INFORMATION SHOWN ::
- - - - - - -

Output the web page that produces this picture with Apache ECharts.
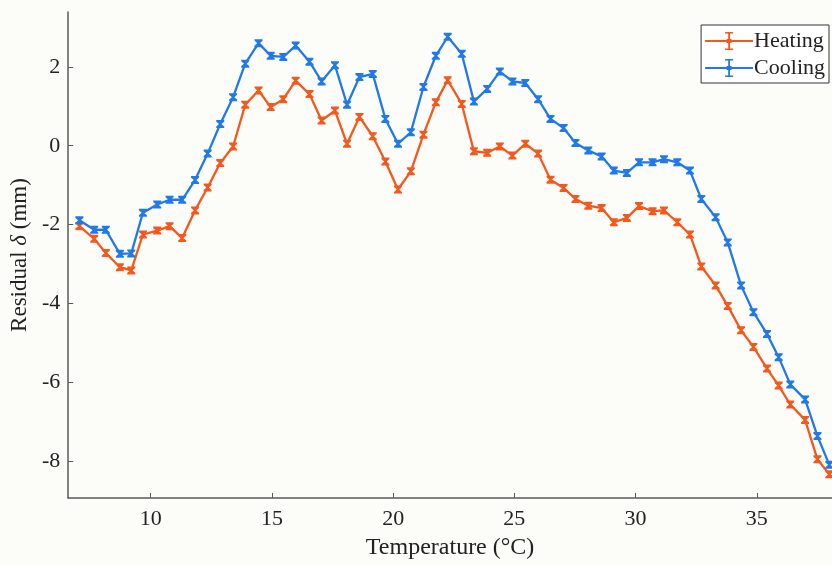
<!DOCTYPE html>
<html>
<head>
<meta charset="utf-8">
<script src="https://cdn.jsdelivr.net/npm/echarts@6/dist/echarts.min.js"></script>
<style>
  html, body { margin: 0; padding: 0; background: #fcfcf8; }
  #chart { width: 832px; height: 565px; }
</style>
</head>
<body>
<div id="chart"></div>
<script>
// temperature (°C) of each measurement
const temps = [
  7.06, 7.67, 8.15, 8.73, 9.20, 9.68, 10.27, 10.78, 11.30, 11.83,
  12.35, 12.87, 13.40, 13.90, 14.45, 14.95, 15.47, 15.98, 16.55, 17.05,
  17.60, 18.10, 18.61, 19.16, 19.68, 20.20, 20.73, 21.25, 21.76, 22.25,
  22.83, 23.33, 23.88, 24.40, 24.92, 25.45, 25.98, 26.49, 27.03, 27.52,
  28.05, 28.60, 29.10, 29.64, 30.14, 30.70, 31.17, 31.72, 32.24, 32.71,
  33.30, 33.80, 34.35, 34.86, 35.42, 35.90, 36.38, 36.99, 37.50, 37.99
];

const heating = [
  -2.04, -2.36, -2.72, -3.08, -3.16, -2.25, -2.15, -2.04, -2.34, -1.64,
  -1.06, -0.44, -0.02, 1.04, 1.40, 0.98, 1.18, 1.65, 1.31, 0.64,
  0.89, 0.05, 0.73, 0.24, -0.40, -1.11, -0.65, 0.28, 1.10, 1.66,
  1.06, -0.14, -0.18, -0.02, -0.25, 0.05, -0.20, -0.86, -1.07, -1.35,
  -1.52, -1.58, -1.94, -1.83, -1.53, -1.66, -1.64, -1.94, -2.25, -3.06,
  -3.54, -4.06, -4.68, -5.10, -5.65, -6.08, -6.56, -6.95, -7.95, -8.33
];

const cooling = [
  -1.89, -2.13, -2.13, -2.74, -2.73, -1.70, -1.49, -1.37, -1.37, -0.87,
  -0.20, 0.55, 1.23, 2.08, 2.60, 2.28, 2.25, 2.54, 2.13, 1.63,
  2.04, 1.04, 1.74, 1.82, 0.68, 0.05, 0.34, 1.49, 2.28, 2.76,
  2.33, 1.12, 1.44, 1.88, 1.63, 1.59, 1.18, 0.68, 0.45, 0.07,
  -0.12, -0.27, -0.63, -0.69, -0.42, -0.42, -0.34, -0.42, -0.63, -1.35,
  -1.81, -2.45, -3.54, -4.22, -4.77, -5.36, -6.05, -6.43, -7.36, -8.09
];

const xTicks = [10, 15, 20, 25, 30, 35];
const yTicks = [-8, -6, -4, -2, 0, 2];

const FONT = "Liberation Serif";
const AXIS_COLOR = "#5a5a5a";

// small error-bar glyph on every point, and the matching legend icon
const errSymbol = "path://M0,0L10,0L10,2L6.4,5L10,8L10,10L0,10L0,8L3.6,5L0,2Z";
const legendIcon = "path://M0,9.1H48V10.9H0Z M23.1,1H24.9V19H23.1Z M20,1H28V2.5H20Z M20,17.5H28V19H20Z M21.5,8H26.5V12H21.5Z";

const chart = echarts.init(document.getElementById("chart"), null, { renderer: "canvas" });

const mkSeries = (name, values, color) => ({
  name,
  type: "line",
  data: temps.map((t, i) => [t, values[i]]),
  symbol: errSymbol,
  symbolSize: [8, 8],
  showSymbol: true,
  clip: false,
  color,
  lineStyle: { width: 2.3, color },
  itemStyle: { color },
});

chart.setOption({
  animation: false,
  backgroundColor: "#fcfcf8",
  grid: { left: 65, right: 0, top: 12, bottom: 66 },
  legend: {
    orient: "vertical",
    right: 3,
    top: 25,
    itemWidth: 48,
    itemHeight: 20,
    itemGap: 5,
    padding: [5, 4, 4, 4],
    borderColor: "#333",
    borderWidth: 1,
    backgroundColor: "#ffffff",
    textStyle: { fontFamily: FONT, fontSize: 22, color: "#222", padding: [0, 0, 0, -4] },
    data: [
      { name: "Heating", icon: legendIcon },
      { name: "Cooling", icon: legendIcon },
    ],
  },
  xAxis: {
    type: "value",
    min: 6.6,
    max: 38.1,
    name: "Temperature (°C)",
    nameLocation: "middle",
    nameGap: 38,
    nameTextStyle: { fontFamily: FONT, fontSize: 24, color: "#222" },
    axisLine: { show: true, onZero: false, lineStyle: { color: AXIS_COLOR, width: 1.5 } },
    axisTick: { show: true, inside: true, length: 5, customValues: xTicks, lineStyle: { color: AXIS_COLOR } },
    axisLabel: { customValues: xTicks, fontFamily: FONT, fontSize: 22, color: "#222", margin: 10 },
    splitLine: { show: false },
  },
  yAxis: {
    type: "value",
    min: -8.93,
    max: 3.39,
    name: "{a|Residual }{b|δ}{a| (mm)}",
    nameLocation: "middle",
    nameGap: 34,
    nameRotate: 90,
    nameTextStyle: {
      rich: {
        a: { fontFamily: FONT, fontSize: 23, color: "#222" },
        b: { fontFamily: FONT, fontSize: 23, fontStyle: "italic", color: "#222" },
      },
    },
    axisLine: { show: true, onZero: false, lineStyle: { color: AXIS_COLOR, width: 1.5 } },
    axisTick: { show: true, inside: true, length: 5, customValues: yTicks, lineStyle: { color: AXIS_COLOR } },
    axisLabel: { customValues: yTicks, fontFamily: FONT, fontSize: 22, color: "#222", margin: 8 },
    splitLine: { show: false },
  },
  series: [
    mkSeries("Heating", heating, "#f3581c"),
    mkSeries("Cooling", cooling, "#2079e8"),
  ],
});
</script>
</body>
</html>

- - - - - - -

OBJECTIVE ::
Using the data above, print every line exactly, omitting pictures.

RESPONSE TO THIS TASK ::
Output the web page that produces this picture with Apache ECharts.
<!DOCTYPE html>
<html>
<head>
<meta charset="utf-8">
<script src="https://cdn.jsdelivr.net/npm/echarts@6/dist/echarts.min.js"></script>
<style>
  html, body { margin: 0; padding: 0; background: #fcfcf8; }
  #chart { width: 832px; height: 565px; }
</style>
</head>
<body>
<div id="chart"></div>
<script>
// temperature (°C) of each measurement
const temps = [
  7.06, 7.67, 8.15, 8.73, 9.20, 9.68, 10.27, 10.78, 11.30, 11.83,
  12.35, 12.87, 13.40, 13.90, 14.45, 14.95, 15.47, 15.98, 16.55, 17.05,
  17.60, 18.10, 18.61, 19.16, 19.68, 20.20, 20.73, 21.25, 21.76, 22.25,
  22.83, 23.33, 23.88, 24.40, 24.92, 25.45, 25.98, 26.49, 27.03, 27.52,
  28.05, 28.60, 29.10, 29.64, 30.14, 30.70, 31.17, 31.72, 32.24, 32.71,
  33.30, 33.80, 34.35, 34.86, 35.42, 35.90, 36.38, 36.99, 37.50, 37.99
];

const heating = [
  -2.04, -2.36, -2.72, -3.08, -3.16, -2.25, -2.15, -2.04, -2.34, -1.64,
  -1.06, -0.44, -0.02, 1.04, 1.40, 0.98, 1.18, 1.65, 1.31, 0.64,
  0.89, 0.05, 0.73, 0.24, -0.40, -1.11, -0.65, 0.28, 1.10, 1.66,
  1.06, -0.14, -0.18, -0.02, -0.25, 0.05, -0.20, -0.86, -1.07, -1.35,
  -1.52, -1.58, -1.94, -1.83, -1.53, -1.66, -1.64, -1.94, -2.25, -3.06,
  -3.54, -4.06, -4.68, -5.10, -5.65, -6.08, -6.56, -6.95, -7.95, -8.33
];

const cooling = [
  -1.89, -2.13, -2.13, -2.74, -2.73, -1.70, -1.49, -1.37, -1.37, -0.87,
  -0.20, 0.55, 1.23, 2.08, 2.60, 2.28, 2.25, 2.54, 2.13, 1.63,
  2.04, 1.04, 1.74, 1.82, 0.68, 0.05, 0.34, 1.49, 2.28, 2.76,
  2.33, 1.12, 1.44, 1.88, 1.63, 1.59, 1.18, 0.68, 0.45, 0.07,
  -0.12, -0.27, -0.63, -0.69, -0.42, -0.42, -0.34, -0.42, -0.63, -1.35,
  -1.81, -2.45, -3.54, -4.22, -4.77, -5.36, -6.05, -6.43, -7.36, -8.09
];

const xTicks = [10, 15, 20, 25, 30, 35];
const yTicks = [-8, -6, -4, -2, 0, 2];

const FONT = "Liberation Serif";
const AXIS_COLOR = "#5a5a5a";

// small error-bar glyph on every point, and the matching legend icon
const errSymbol = "path://M0,0L10,0L10,2L6.4,5L10,8L10,10L0,10L0,8L3.6,5L0,2Z";
const legendIcon = "path://M0,9.1H48V10.9H0Z M23.1,1H24.9V19H23.1Z M20,1H28V2.5H20Z M20,17.5H28V19H20Z M21.5,8H26.5V12H21.5Z";

const chart = echarts.init(document.getElementById("chart"), null, { renderer: "canvas" });

const mkSeries = (name, values, color) => ({
  name,
  type: "line",
  data: temps.map((t, i) => [t, values[i]]),
  symbol: errSymbol,
  symbolSize: [8, 8],
  showSymbol: true,
  clip: false,
  color,
  lineStyle: { width: 2.3, color },
  itemStyle: { color },
});

chart.setOption({
  animation: false,
  backgroundColor: "#fcfcf8",
  grid: { left: 65, right: 0, top: 12, bottom: 66 },
  legend: {
    orient: "vertical",
    right: 3,
    top: 25,
    itemWidth: 48,
    itemHeight: 20,
    itemGap: 5,
    padding: [5, 4, 4, 4],
    borderColor: "#333",
    borderWidth: 1,
    backgroundColor: "#ffffff",
    textStyle: { fontFamily: FONT, fontSize: 22, color: "#222", padding: [0, 0, 0, -4] },
    data: [
      { name: "Heating", icon: legendIcon },
      { name: "Cooling", icon: legendIcon },
    ],
  },
  xAxis: {
    type: "value",
    min: 6.6,
    max: 38.1,
    name: "Temperature (°C)",
    nameLocation: "middle",
    nameGap: 38,
    nameTextStyle: { fontFamily: FONT, fontSize: 24, color: "#222" },
    axisLine: { show: true, onZero: false, lineStyle: { color: AXIS_COLOR, width: 1.5 } },
    axisTick: { show: true, inside: true, length: 5, customValues: xTicks, lineStyle: { color: AXIS_COLOR } },
    axisLabel: { customValues: xTicks, fontFamily: FONT, fontSize: 22, color: "#222", margin: 10 },
    splitLine: { show: false },
  },
  yAxis: {
    type: "value",
    min: -8.93,
    max: 3.39,
    name: "{a|Residual }{b|δ}{a| (mm)}",
    nameLocation: "middle",
    nameGap: 34,
    nameRotate: 90,
    nameTextStyle: {
      rich: {
        a: { fontFamily: FONT, fontSize: 23, color: "#222" },
        b: { fontFamily: FONT, fontSize: 23, fontStyle: "italic", color: "#222" },
      },
    },
    axisLine: { show: true, onZero: false, lineStyle: { color: AXIS_COLOR, width: 1.5 } },
    axisTick: { show: true, inside: true, length: 5, customValues: yTicks, lineStyle: { color: AXIS_COLOR } },
    axisLabel: { customValues: yTicks, fontFamily: FONT, fontSize: 22, color: "#222", margin: 8 },
    splitLine: { show: false },
  },
  series: [
    mkSeries("Heating", heating, "#f3581c"),
    mkSeries("Cooling", cooling, "#2079e8"),
  ],
});
</script>
</body>
</html>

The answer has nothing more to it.